Members of the French Council of the Muslim Faith agreed in November to form a national council of imams, and the CFCM is set to meet with Macron this week to discuss the proposed charter. The CFCM will be charged with accrediting imams.
France is home to Western Europe’s largest Muslim minority, at around 5 million.
The debate over the charter and the “French values” it contains continues following at least three suspected Islamist terrorist attacks during 2020.
In mid-October, a Muslim student beheaded teacher Samuel Paty after Paty showed his class a cartoon depicting Muhammad.
Eyewitnesses said that suspect Abdoullakh Abouyedovich Anzorov shouted “Allahu akbar”— Arabic for “God is great”— as he murdered Paty near the middle school where he taught. The 18-year-old Russian national of Chechen origin was shot dead by police shortly after the murder.
Public schools in France held a minute of silence in tribute to Paty Nov. 2, and some classrooms held discussions on freedom of expression.
The discussions of freedom of expression led to the police investigation of at least 17 minors, one of whom is Catholic, the New York Times reported.
The justice ministry said 14 minors were interrogated in police stations or held in custody. Some of their families were questioned about their religious practices.
One 16-year-old near Marseille was arrested for continuing to listen to music on headphones during the minute of silence.
Another Islamic attacker on Oct. 29 killed three people inside Notre-Dame de Nice. Police shot and arrested the perpetrator, Brahim Aouissaoui. Aouissaoui reportedly arrived in Europe in late September, first at the Italian island Lampedusa before traveling to France.

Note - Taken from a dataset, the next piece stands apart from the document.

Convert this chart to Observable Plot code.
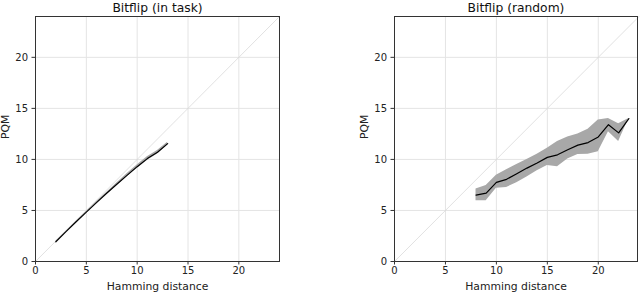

Other attacks took place in France Oct. 29. In Montfavet, near Avignon, a man waving a handgun made threats and was killed by the police two hours after the Nice attack. Radio station Europe 1 said the man was also shouting “Allahu Akbar.”
Mohammed Moussaoui, president of the CFCM, condemned the terrorist attack and asked French Muslims to cancel their festivities for Mawlid, the Oct. 29 celebration of Muhammad’s birthday, “as a sign of mourning and solidarity with the victims and their loved ones.”
Macron introduced sweeping anti-radicalization legislation following the attacks, which is set to be debated in the French cabinet Dec. 9. Restrictions on homeschooling are among the provisions of the bill.
Other provisions of the bill include stricter punishments for those who intimidate public officials on religious grounds; extending national identification numbers— which most students in France already have— to homeschoolers to ensure that students are attending school; and a ban on sharing personal information that allows people who want to harm a person to find them, a practice known in the U.S. as “doxxing.”
The concept of laïcité, or secularism, has been a fixture of French law since 1905. At that time, the Third Republic officially established state secularism, causing a subsequent wave of anti-Catholicism, which included the end of government funding for religious schools, mandatory civil marriage, and the removal of chaplains from the army.
The principles of laïcité have evolved over the years to apply to private citizens as well as the government, and in recent decades been applied to Muslim women who wear hijabs or other religious garb in public.
During summer 2016, the Council of State, France’s highest administrative court, ruled that the burkini ban in the town of Villeneuve-Loubet “seriously and clearly illegally breached fundamental freedoms,” including freedom of belief.
On Nov. 30 this year, the French Council of State ruled that a proposed 30-person limit on Masses and other forms of public worship is a “disproportionate” government measure and must be modified by Dec. 2.
The country’s Catholic bishops welcomed the decision Nov. 29, saying in a statement that “reason has been recognized.”
France has suffered over a dozen Islamist terrorist attacks since 2015, including a January attack on the offices of Charlie Hebdo, a satirical newspaper, and a series of coordinated attacks in Paris during November 2015 that killed at least 130 people. The Islamic State claimed responsibility for the Paris attacks.
Father Jacques Hamel was beheaded by supporters of the Islamic State while offering Mass July 26, 2016. Following Paty’s killing this year, religious leaders gathered at a memorial to Hamel and laid a wreath in Paty’s honor.
In England, multiple Catholic bishops have expressed concern that the government’s push for “British values” in schools, meant to counter Islamist extremism, could instead harm sincere religious believers and burden Catholic schools.